The Memphis area was first settled by the Chickasaw tribe. European exploration came years later, with Spanish explorer, Hernando de Soto believed to have visited what is now the Memphis area as early as the 1540s. By the 1680s, French explorers led by René Robert Cavelier, Sieur de La Salle built Fort Prudhomme in the vicinity, the first European settlement in what would become Memphis, predating English settlements in East Tennessee by more than 70 years.

Despite such early outposts, the land comprising present-day Memphis remained in a largely unorganized territory throughout most of the 18th century, while the boundaries of what would become Tennessee continued to evolve from its parent — the Carolina Colony, later North Carolina and South Carolina. By 1796, the community was the westernmost point of the newly admitted state of Tennessee.

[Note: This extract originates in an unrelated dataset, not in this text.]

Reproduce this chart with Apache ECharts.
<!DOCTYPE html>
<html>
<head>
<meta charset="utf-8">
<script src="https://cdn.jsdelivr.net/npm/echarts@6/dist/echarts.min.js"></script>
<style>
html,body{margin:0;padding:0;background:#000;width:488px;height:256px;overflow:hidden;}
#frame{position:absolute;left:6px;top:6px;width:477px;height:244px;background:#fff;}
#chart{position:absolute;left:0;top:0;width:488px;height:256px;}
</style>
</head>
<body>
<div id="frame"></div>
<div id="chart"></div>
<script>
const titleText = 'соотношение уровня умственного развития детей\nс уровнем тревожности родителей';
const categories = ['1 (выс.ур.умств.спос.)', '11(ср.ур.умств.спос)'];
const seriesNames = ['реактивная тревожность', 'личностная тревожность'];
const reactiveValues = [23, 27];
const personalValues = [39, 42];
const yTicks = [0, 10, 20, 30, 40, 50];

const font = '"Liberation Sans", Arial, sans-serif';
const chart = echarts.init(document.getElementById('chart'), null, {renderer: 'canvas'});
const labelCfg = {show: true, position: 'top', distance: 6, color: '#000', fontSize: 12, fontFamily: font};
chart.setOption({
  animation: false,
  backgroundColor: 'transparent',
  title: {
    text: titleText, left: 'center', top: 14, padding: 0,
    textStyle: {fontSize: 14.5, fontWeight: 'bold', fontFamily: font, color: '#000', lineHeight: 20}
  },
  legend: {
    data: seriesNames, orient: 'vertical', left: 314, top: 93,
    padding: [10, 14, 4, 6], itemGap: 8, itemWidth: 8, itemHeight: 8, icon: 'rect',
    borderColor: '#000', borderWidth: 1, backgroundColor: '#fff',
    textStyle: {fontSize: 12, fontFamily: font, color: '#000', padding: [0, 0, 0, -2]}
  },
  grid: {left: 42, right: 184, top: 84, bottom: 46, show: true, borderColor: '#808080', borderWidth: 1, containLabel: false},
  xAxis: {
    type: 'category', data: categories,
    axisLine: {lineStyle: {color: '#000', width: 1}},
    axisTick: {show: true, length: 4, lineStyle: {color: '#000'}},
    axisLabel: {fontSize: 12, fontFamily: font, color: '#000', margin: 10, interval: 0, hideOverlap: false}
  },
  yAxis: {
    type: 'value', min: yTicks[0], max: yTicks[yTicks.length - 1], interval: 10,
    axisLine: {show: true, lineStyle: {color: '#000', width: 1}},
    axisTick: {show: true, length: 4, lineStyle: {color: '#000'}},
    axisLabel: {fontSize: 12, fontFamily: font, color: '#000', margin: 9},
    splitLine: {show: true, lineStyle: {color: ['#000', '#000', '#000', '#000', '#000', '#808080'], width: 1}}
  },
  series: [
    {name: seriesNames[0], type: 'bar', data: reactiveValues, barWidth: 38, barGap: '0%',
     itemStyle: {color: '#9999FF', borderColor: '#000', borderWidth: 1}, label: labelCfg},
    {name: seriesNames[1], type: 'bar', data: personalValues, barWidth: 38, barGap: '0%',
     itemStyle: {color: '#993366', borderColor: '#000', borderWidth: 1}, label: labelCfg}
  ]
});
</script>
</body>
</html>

Memphis was founded in 1819 and incorporated as a city in 1826, taking its name from the ancient capital of Egypt. At the conclusion of the Battle of Memphis on June 6, 1862 during the American Civil War, Union forces captured Memphis from Confederate control. Yellow fever epidemics in the 1870s (1873,1878,1879) devastated the population for many years thereafter. As a result, in 1879, Memphis lost its city charter, and until 1893, was a Nashville taxing district. In 1897, Memphis' pyramid-shaped pavilion was a conspicuous part of the Tennessee Centennial exposition. From the 1910s to the 1950s, Memphis was a hotbed of machine politics under the direction of E. H. "Boss" Crump. The city was at the center of civil rights issues during the 1960's, notably as the location of a sanitation workers' strike. Memphis is also known as the place where Dr. Martin Luther King, Jr. was assassinated on April 4, 1968 at the Lorraine Motel.